## THE DATA
▬▬▬▬▬▬▬▬▬▬

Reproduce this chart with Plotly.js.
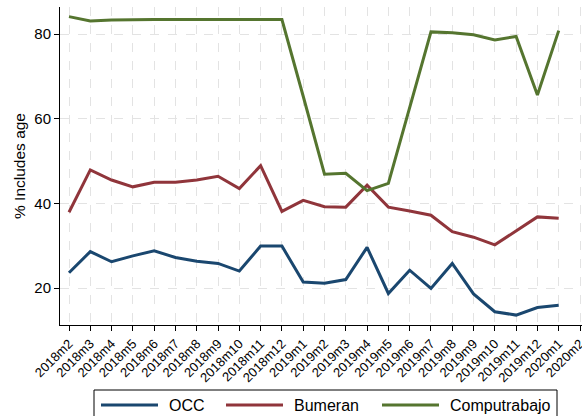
<!DOCTYPE html>
<html><head><meta charset="utf-8">
<script src="https://cdn.plot.ly/plotly-3.0.1.min.js"></script>
<style>html,body{margin:0;padding:0;background:#fff}#c{width:582px;height:416px}</style>
</head><body><div id="c"></div>
<script>
const months = ["2018m2","2018m3","2018m4","2018m5","2018m6","2018m7","2018m8","2018m9","2018m10","2018m11","2018m12",
"2019m1","2019m2","2019m3","2019m4","2019m5","2019m6","2019m7","2019m8","2019m9","2019m10","2019m11","2019m12","2020m1","2020m2"];
const dataMonths = months.slice(0, 24);
const occ = [23.6,28.6,26.2,27.6,28.8,27.2,26.3,25.8,24.0,29.9,29.9,21.4,21.1,22.0,29.6,18.7,24.2,19.9,25.8,18.6,14.4,13.6,15.4,15.9];
const bumeran = [37.9,47.9,45.5,43.9,45.0,45.0,45.5,46.4,43.5,48.9,38.1,40.7,39.2,39.1,44.3,39.1,38.2,37.2,33.3,32.0,30.2,33.5,36.8,36.5];
const computrabajo = [84.1,83.1,83.3,83.4,83.4,83.4,83.4,83.4,83.4,83.4,83.4,65.3,46.9,47.1,43.0,44.7,62.8,80.5,80.3,79.8,78.6,79.4,65.6,80.8];
const names = ["OCC","Bumeran","Computrabajo"];
const colors = ["#1a476f","#90353b","#55752f"];
const series = [occ, bumeran, computrabajo];

const traces = series.map((s,i)=>({
  x: dataMonths, y: s, type:"scatter", mode:"lines", name: names[i],
  line:{color:colors[i], width:3}
}));

// plot area in pixels: x 60..582, y 7..325
const PL=60, PW=522, PT=7, PH=318;
const px = v => (v-PL)/PW;
const py = v => (PT+PH-v)/PH;

// manual legend (Stata-style long line samples)
const legLineStart = [101, 226, 382];
const legLineLen = 57;
const shapes = [{type:"rect", xref:"paper", yref:"paper", x0:px(94), x1:px(557), y0:py(390), y1:py(425),
  line:{color:"#000", width:1}, fillcolor:"rgba(0,0,0,0)"}];
const annotations = [];
names.forEach((n,i)=>{
  shapes.push({type:"line", xref:"paper", yref:"paper", x0:px(legLineStart[i]), x1:px(legLineStart[i]+legLineLen),
    y0:py(405), y1:py(405), line:{color:colors[i], width:3}});
  annotations.push({xref:"paper", yref:"paper", x:px(legLineStart[i]+legLineLen+9), y:py(405),
    xanchor:"left", yanchor:"middle", text:n, showarrow:false, font:{size:16, color:"#000"}});
});

const layout = {
  width:582, height:416,
  margin:{l:60, r:0, t:7, b:91},
  paper_bgcolor:"#fff", plot_bgcolor:"#fff",
  font:{family:"Liberation Sans, Arial, sans-serif", color:"#000"},
  showlegend:false,
  shapes:shapes, annotations:annotations,
  xaxis:{type:"category", categoryorder:"array", categoryarray:months,
    range:[-0.4227, 24.094], tickangle:-45, tickfont:{size:13}, automargin:false,
    showgrid:true, gridcolor:"#e3e3e3", griddash:"dash", gridwidth:1,
    showline:true, linecolor:"#000", linewidth:1, ticks:"outside", ticklen:5, tickcolor:"#000",
    zeroline:false, fixedrange:true},
  yaxis:{range:[11.26, 86.38], tickvals:[20,40,60,80], tickfont:{size:15}, automargin:false,
    showgrid:true, gridcolor:"#e3e3e3", griddash:"dash", gridwidth:1,
    showline:true, linecolor:"#000", linewidth:1, ticks:"outside", ticklen:5, tickcolor:"#000",
    zeroline:false,
    title:{text:"% Includes age", font:{size:15.5}, standoff:4}}
};
Plotly.newPlot("c", traces, layout, {displayModeBar:false, staticPlot:true});
</script></body></html>
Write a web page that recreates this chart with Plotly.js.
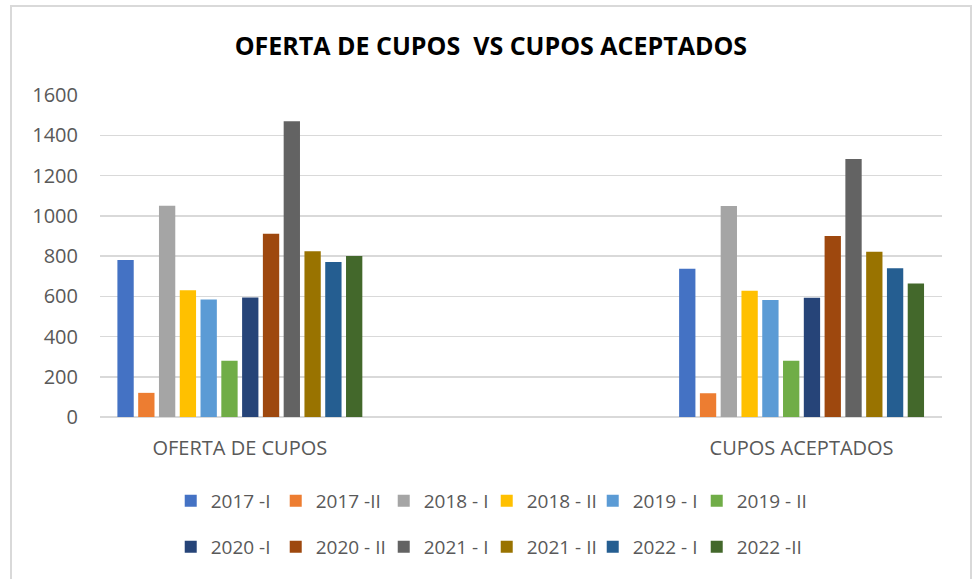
<!DOCTYPE html>
<html>
<head>
<meta charset="utf-8">
<script src="https://cdn.plot.ly/plotly-3.0.1.min.js"></script>
<style>html,body{margin:0;padding:0;background:#fff;}#chart{width:974px;height:579px;}</style>
</head>
<body>
<div id="chart"></div>
<script>
const categories = ["OFERTA DE CUPOS", "CUPOS ACEPTADOS"];
const seriesNames = ["2017 -I", "2017 -II", "2018 - I", "2018 - II", "2019 - I", "2019 - II",
                     "2020 -I", "2020 - II", "2021 - I", "2021 - II", "2022 - I", "2022 -II"];
const ofertaValues = [780, 120, 1050, 630, 584, 280, 594, 910, 1470, 823, 770, 800];
const aceptadosValues = [737, 118, 1049, 627, 581, 279, 593, 899, 1282, 821, 739, 663];
const seriesColors = ["#4472C4", "#ED7D31", "#A5A5A5", "#FFC000", "#5B9BD5", "#70AD47",
                      "#264478", "#9E480E", "#636363", "#997300", "#255E91", "#43682B"];

const textColor = "#595959";
const font = "Open Sans, Liberation Sans, sans-serif";
const legendEntryWidths = [60, 63, 58, 61, 59, 95];

const traces = seriesNames.map((name, i) => ({
  type: "bar",
  name: name,
  x: categories,
  y: [ofertaValues[i], aceptadosValues[i]],
  marker: {color: seriesColors[i]},
  legend: i < 6 ? "legend" : "legend2",
  legendwidth: legendEntryWidths[i % 6],
  hoverinfo: "name+y"
}));

const legendCommon = {
  orientation: "h",
  xanchor: "left",
  yanchor: "middle",
  entrywidthmode: "pixels",
  font: {family: font, size: 19, color: textColor},
  bgcolor: "rgba(0,0,0,0)",
  traceorder: "normal"
};

const layout = {
  width: 974,
  height: 579,
  margin: {l: 100, r: 32, t: 95, b: 162},
  paper_bgcolor: "#ffffff",
  plot_bgcolor: "#ffffff",
  title: {
    text: "<b>OFERTA DE CUPOS  VS CUPOS ACEPTADOS</b>",
    font: {family: font, size: 25, color: "#000000"},
    x: 0.504, xref: "container", xanchor: "center",
    y: 1 - 46 / 579, yref: "container", yanchor: "middle"
  },
  barmode: "group",
  bargap: 0.556,
  bargroupgap: 0.215,
  xaxis: {
    type: "category",
    range: [-0.249, 1.25],
    showgrid: false,
    showline: false,
    zeroline: false,
    ticks: "",
    ticklabelstandoff: 17,
    tickfont: {family: font, size: 20, color: textColor},
    fixedrange: true
  },
  yaxis: {
    range: [0, 1600],
    dtick: 200,
    tick0: 0,
    showgrid: true,
    gridcolor: "#d9d9d9",
    gridwidth: 1.5,
    zeroline: true,
    zerolinecolor: "#d9d9d9",
    zerolinewidth: 1.5,
    showline: false,
    ticks: "",
    ticklabelstandoff: 21,
    tickfont: {family: font, size: 20, color: textColor},
    fixedrange: true
  },
  legend: Object.assign({}, legendCommon, {x: 0.084, y: (417 - 501) / 322}),
  legend2: Object.assign({}, legendCommon, {x: 0.084, y: (417 - 547) / 322}),
  shapes: [{
    type: "rect", xref: "paper", yref: "paper",
    x0: (11 - 100) / 842, x1: (971 - 100) / 842,
    y0: (417 - 600) / 322, y1: (417 - 6) / 322,
    line: {color: "#d9d9d9", width: 2},
    fillcolor: "rgba(0,0,0,0)",
    layer: "below"
  }],
  showlegend: true
};

Plotly.newPlot("chart", traces, layout, {displayModeBar: false, staticPlot: true});
</script>
</body>
</html>
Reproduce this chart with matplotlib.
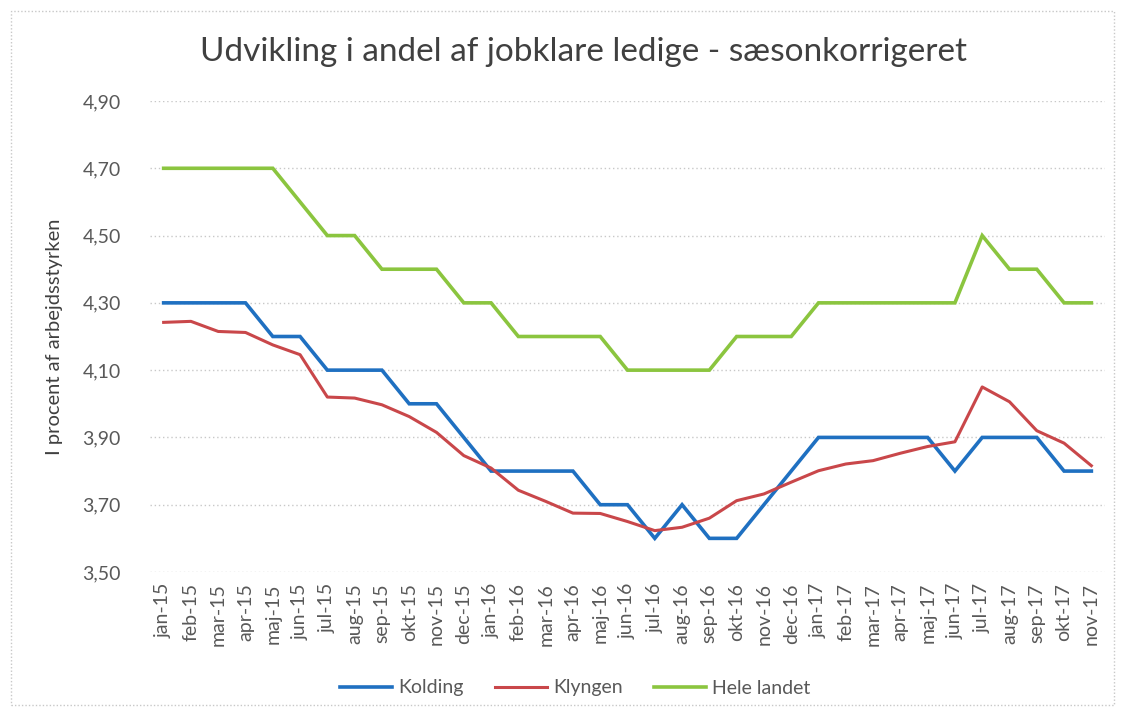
import matplotlib
matplotlib.use("Agg")
import matplotlib.pyplot as plt
from matplotlib.patches import Rectangle

plt.rcParams['font.family'] = ['Lato', 'DejaVu Sans']

months = ["jan-15", "feb-15", "mar-15", "apr-15", "maj-15", "jun-15", "jul-15", "aug-15",
          "sep-15", "okt-15", "nov-15", "dec-15", "jan-16", "feb-16", "mar-16", "apr-16",
          "maj-16", "jun-16", "jul-16", "aug-16", "sep-16", "okt-16", "nov-16", "dec-16",
          "jan-17", "feb-17", "mar-17", "apr-17", "maj-17", "jun-17", "jul-17", "aug-17",
          "sep-17", "okt-17", "nov-17"]

kolding = [4.30, 4.30, 4.30, 4.30, 4.20, 4.20, 4.10, 4.10, 4.10, 4.00, 4.00, 3.90,
           3.80, 3.80, 3.80, 3.80, 3.70, 3.70, 3.60, 3.70, 3.60, 3.60, 3.70, 3.80,
           3.90, 3.90, 3.90, 3.90, 3.90, 3.80, 3.90, 3.90, 3.90, 3.80, 3.80]

klyngen = [4.242, 4.245, 4.215, 4.212, 4.175, 4.146, 4.020, 4.017, 3.997, 3.962, 3.915, 3.846,
           3.809, 3.743, 3.710, 3.675, 3.674, 3.650, 3.623, 3.633, 3.660, 3.712, 3.732, 3.767,
           3.801, 3.821, 3.831, 3.853, 3.873, 3.887, 4.050, 4.006, 3.920, 3.883, 3.816]

hele_landet = [4.70, 4.70, 4.70, 4.70, 4.70, 4.60, 4.50, 4.50, 4.40, 4.40, 4.40, 4.30,
               4.30, 4.20, 4.20, 4.20, 4.20, 4.10, 4.10, 4.10, 4.10, 4.20, 4.20, 4.20,
               4.30, 4.30, 4.30, 4.30, 4.30, 4.30, 4.50, 4.40, 4.40, 4.30, 4.30]

yticks = [3.50, 3.70, 3.90, 4.10, 4.30, 4.50, 4.70, 4.90]

W, H = 1125, 717
fig = plt.figure(figsize=(W / 100, H / 100), dpi=100)
ax = fig.add_axes([150 / W, 1 - 572 / H, (1105 - 150) / W, (572 - 101) / H])

x = list(range(len(months)))
ax.plot(x, kolding, color='#1f70c1', lw=2.6, label='Kolding', solid_joinstyle='miter')
ax.plot(x, klyngen, color='#c9474a', lw=2.2, label='Klyngen')
ax.plot(x, hele_landet, color='#8bc53f', lw=2.6, label='Hele landet', solid_joinstyle='miter')

ax.set_xlim(-0.5, len(months) - 0.5)
ax.set_ylim(3.50, 4.90)
ax.set_yticks(yticks)
ax.set_yticklabels([f"{v:.2f}".replace('.', ',') for v in yticks])
ax.set_xticks(x)
ax.set_xticklabels(months, rotation=90)
ax.tick_params(axis='both', length=0, colors='#595959')
ax.tick_params(axis='x', pad=8, labelsize=14)
ax.tick_params(axis='y', pad=21, labelsize=14)
for s in ax.spines.values():
    s.set_visible(False)
ax.yaxis.grid(True, color='#c8c8c8', linestyle=(0, (1, 2)), lw=1)
ax.set_axisbelow(True)

ax.set_ylabel('I procent af arbejdsstyrken', fontsize=14.5, color='#404040', labelpad=14)

fig.text(583 / W, 1 - 52 / H, 'Udvikling i andel af jobklare ledige - sæsonkorrigeret',
         ha='center', va='center', fontsize=24, color='#404040')

leg = fig.legend(loc='center', bbox_to_anchor=(575 / W, 1 - 688 / H), ncol=3, frameon=False,
                 fontsize=14, handlelength=2.7, columnspacing=1.6, handletextpad=0.3)
for t in leg.get_texts():
    t.set_color('#595959')

fig.patches.append(Rectangle((11 / W, 1 - 705 / H), (1114 - 11) / W, (705 - 11) / H,
                             transform=fig.transFigure, fill=False, edgecolor='#c8c8c8',
                             linestyle=(0, (1, 1.5)), lw=1))

fig.savefig('out.png', dpi=100, facecolor='white')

▬▬▬▬▬▬▬▬▬▬

Using the data above, copy exactly the lines from the one containing "Reproduce this chart with matplotlib." to the one containing "3.90, 3.80, 3.80]", inclusive. Exclude the pictures.

## EXERCISE RESULT
Reproduce this chart with matplotlib.
import matplotlib
matplotlib.use("Agg")
import matplotlib.pyplot as plt
from matplotlib.patches import Rectangle

plt.rcParams['font.family'] = ['Lato', 'DejaVu Sans']

months = ["jan-15", "feb-15", "mar-15", "apr-15", "maj-15", "jun-15", "jul-15", "aug-15",
          "sep-15", "okt-15", "nov-15", "dec-15", "jan-16", "feb-16", "mar-16", "apr-16",
          "maj-16", "jun-16", "jul-16", "aug-16", "sep-16", "okt-16", "nov-16", "dec-16",
          "jan-17", "feb-17", "mar-17", "apr-17", "maj-17", "jun-17", "jul-17", "aug-17",
          "sep-17", "okt-17", "nov-17"]

kolding = [4.30, 4.30, 4.30, 4.30, 4.20, 4.20, 4.10, 4.10, 4.10, 4.00, 4.00, 3.90,
           3.80, 3.80, 3.80, 3.80, 3.70, 3.70, 3.60, 3.70, 3.60, 3.60, 3.70, 3.80,
           3.90, 3.90, 3.90, 3.90, 3.90, 3.80, 3.90, 3.90, 3.90, 3.80, 3.80]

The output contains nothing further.